Electron and Hole Trapping Characteristics of a Low-Temperature Atomic Layer-Deposited HfO2 Charge-Trap Layer for Charge-Trap Flash Memory

Abstract

Scaling down the charge-trap memory cell for high storage density causes severe reliability issues such as the decreased trapped charge density, migration of stored charges to adjacent cells, electrostatic interference between neighboring cells, and gate dielectric breakdown. Therefore, it is highly required to explore the advanced charge-trap layer (CTL) having a high trap density with a deep level for improved performance and reliability.
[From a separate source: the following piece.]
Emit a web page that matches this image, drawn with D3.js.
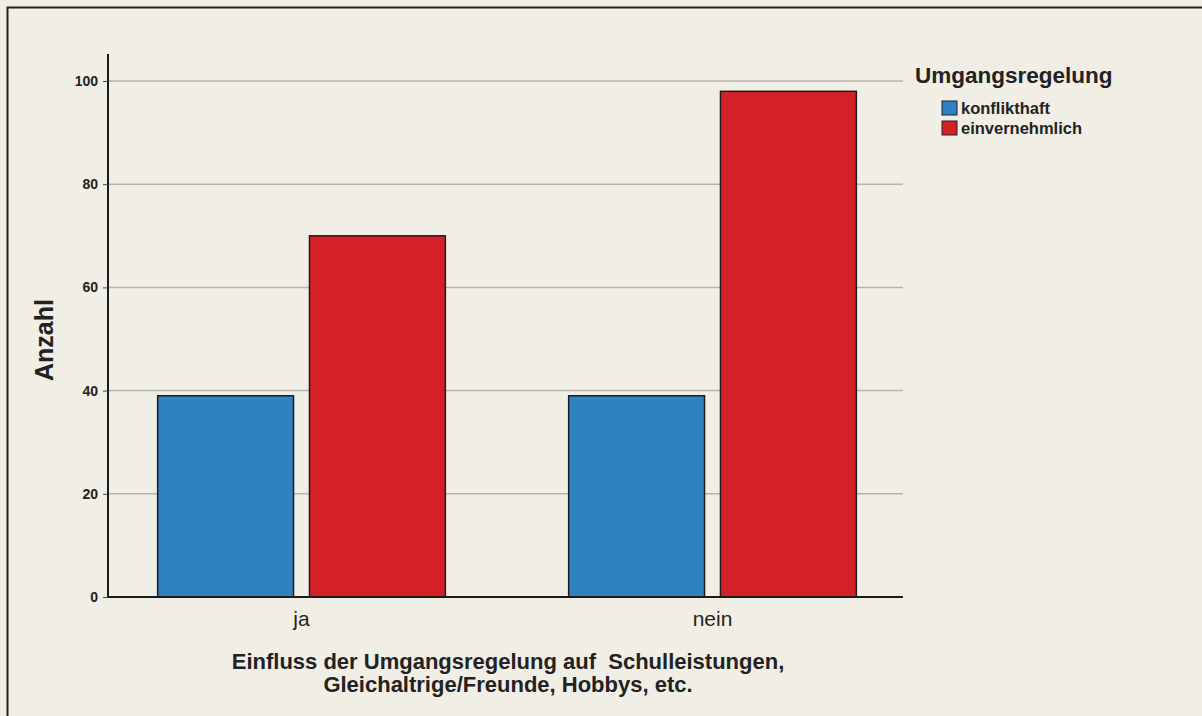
<!DOCTYPE html>
<html>
<head>
<meta charset="utf-8">
<script src="https://cdn.jsdelivr.net/npm/d3@7"></script>
<style>
  body { margin: 0; background: #f1eee6; }
  svg { display: block; font-family: "Liberation Sans", Arial, sans-serif; }
  text { white-space: pre; }
</style>
</head>
<body>
<div class="canvas"></div>
<script>
// data
const categories = ['ja', 'nein'];
const series = ['konflikthaft', 'einvernehmlich'];
const konflikthaft = [39, 39];
const einvernehmlich = [70, 98];
const yTicks = [0, 20, 40, 60, 80, 100];
const colors = ['#2f82c2', '#d42128'];

const width = 1202, height = 716;

const svg = d3.select('.canvas').append('svg')
    .attr('width', width)
    .attr('height', height);

// frame
svg.append('path')
    .attr('d', `M7.5,${height} V7.5 H${width}`)
    .attr('fill', 'none')
    .attr('stroke', '#222')
    .attr('stroke-width', 2);

// scales
const y = d3.scaleLinear()
    .domain([0, 100])
    .range([597, 81]);

const x0 = d3.scaleBand()
    .domain(categories)
    .range([96, 918])
    .paddingInner(0.3)
    .paddingOuter(0.15);

const x1 = d3.scaleBand()
    .domain(series)
    .range([0, x0.bandwidth()])
    .paddingInner(0.105);

const color = d3.scaleOrdinal().domain(series).range(colors);

const plotLeft = 108, plotRight = 903;

// gridlines
svg.append('g')
    .selectAll('line')
    .data(yTicks.filter(d => d > 0))
    .join('line')
    .attr('x1', plotLeft)
    .attr('x2', plotRight)
    .attr('y1', d => y(d))
    .attr('y2', d => y(d))
    .attr('stroke', '#b5b3ad')
    .attr('stroke-width', 1.5);

// bars
const rows = categories.map((c, i) => ({
    cat: c,
    values: [
        {key: 'konflikthaft', value: konflikthaft[i]},
        {key: 'einvernehmlich', value: einvernehmlich[i]}
    ]
}));

svg.append('g')
    .selectAll('g')
    .data(rows)
    .join('g')
    .attr('transform', d => `translate(${x0(d.cat)},0)`)
    .selectAll('rect')
    .data(d => d.values)
    .join('rect')
    .attr('x', d => x1(d.key))
    .attr('y', d => y(d.value))
    .attr('width', x1.bandwidth())
    .attr('height', d => y(0) - y(d.value))
    .attr('fill', d => color(d.key))
    .attr('stroke', '#1d1d1d')
    .attr('stroke-width', 1.5);

// y axis
const yAxis = d3.axisLeft(y).tickValues(yTicks).tickSize(5).tickPadding(5);
const yAxisGroup = svg.append('g')
    .attr('transform', `translate(${plotLeft},0)`)
    .call(yAxis);
yAxisGroup.select('.domain')
    .attr('d', `M0,${y(0)} V54`)
    .attr('stroke', '#1a1a1a')
    .attr('stroke-width', 2);
yAxisGroup.selectAll('.tick line').attr('stroke', '#444');
yAxisGroup.selectAll('.tick text')
    .attr('font-size', 14)
    .attr('font-weight', 'bold')
    .attr('fill', '#222')
    .attr('font-family', '"Liberation Sans", Arial, sans-serif');

// x axis
const xAxis = d3.axisBottom(x0).tickSize(0).tickPadding(14);
const xAxisGroup = svg.append('g')
    .attr('transform', `translate(0,${y(0)})`)
    .call(xAxis);
xAxisGroup.select('.domain')
    .attr('d', `M${plotLeft},0 H${plotRight}`)
    .attr('stroke', '#1a1a1a')
    .attr('stroke-width', 2);
xAxisGroup.selectAll('.tick text')
    .attr('font-size', 21)
    .attr('fill', '#222')
    .attr('font-family', '"Liberation Sans", Arial, sans-serif');

// axis titles
svg.append('text')
    .attr('transform', 'translate(53,340) rotate(-90)')
    .attr('text-anchor', 'middle')
    .attr('font-size', 25)
    .attr('font-weight', 'bold')
    .attr('fill', '#222')
    .text('Anzahl');

const xTitle = svg.append('text')
    .attr('text-anchor', 'middle')
    .attr('font-size', 22)
    .attr('font-weight', 'bold')
    .attr('fill', '#222');
xTitle.append('tspan').attr('x', 508).attr('y', 669)
    .text('Einfluss der Umgangsregelung auf  Schulleistungen,');
xTitle.append('tspan').attr('x', 508).attr('y', 692)
    .text('Gleichaltrige/Freunde, Hobbys, etc.');

// legend
const legend = svg.append('g').attr('transform', 'translate(915,0)');
legend.append('text')
    .attr('x', 0)
    .attr('y', 83)
    .attr('font-size', 22.5)
    .attr('font-weight', 'bold')
    .attr('fill', '#222')
    .text('Umgangsregelung');

const items = legend.selectAll('g.item')
    .data(series)
    .join('g')
    .attr('class', 'item')
    .attr('transform', (d, i) => `translate(27,${101 + i * 20})`);
items.append('rect')
    .attr('width', 15)
    .attr('height', 14)
    .attr('fill', d => color(d))
    .attr('stroke', '#222')
    .attr('stroke-width', 1);
items.append('text')
    .attr('x', 19)
    .attr('y', 13)
    .attr('font-size', 16.5)
    .attr('font-weight', 'bold')
    .attr('fill', '#222')
    .text(d => d);
</script>
</body>
</html>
In this study, nonvolatile charge-trap memory characteristics are demonstrated using a low-temperature atomic layer deposition (ALD) of hafnium oxide (HfO₂) CTL and Al₂O₃ tunneling and blocking oxides. The use of a high-k dielectric stack enhances the electric field for efficient and reliable device operations in scaled-down devices. In particular, the low-temperature ALD HfO₂ CTL deposited at 50 °C has a high charge-trap areal density of 9.65 × 10¹² cm^–2, exhibiting a large threshold voltage shift of ∼5 V. The proposed device presents a nonvolatile retention of 81.7% for 10 h thanks to the amorphous phase of the low-temperature HfO₂ CTL, in contrast to a poor retention of 44.8% in the device with the crystalline high-temperature HfO₂ CTL deposited at 200 °C. Furthermore, rapid thermal annealing at 600 °C on the dielectric stack significantly enhances hole trapping in the HfO₂ CTL via creation of acceptor-level traps by interdiffusion between HfO₂ and Al₂O₃, securing the large threshold voltage shift of ∼7.8 V. It paves the way for providing the optimized gate dielectric stack of CTF consisting of Al₂O₃ and defective HfO₂ for improved CTF characteristics.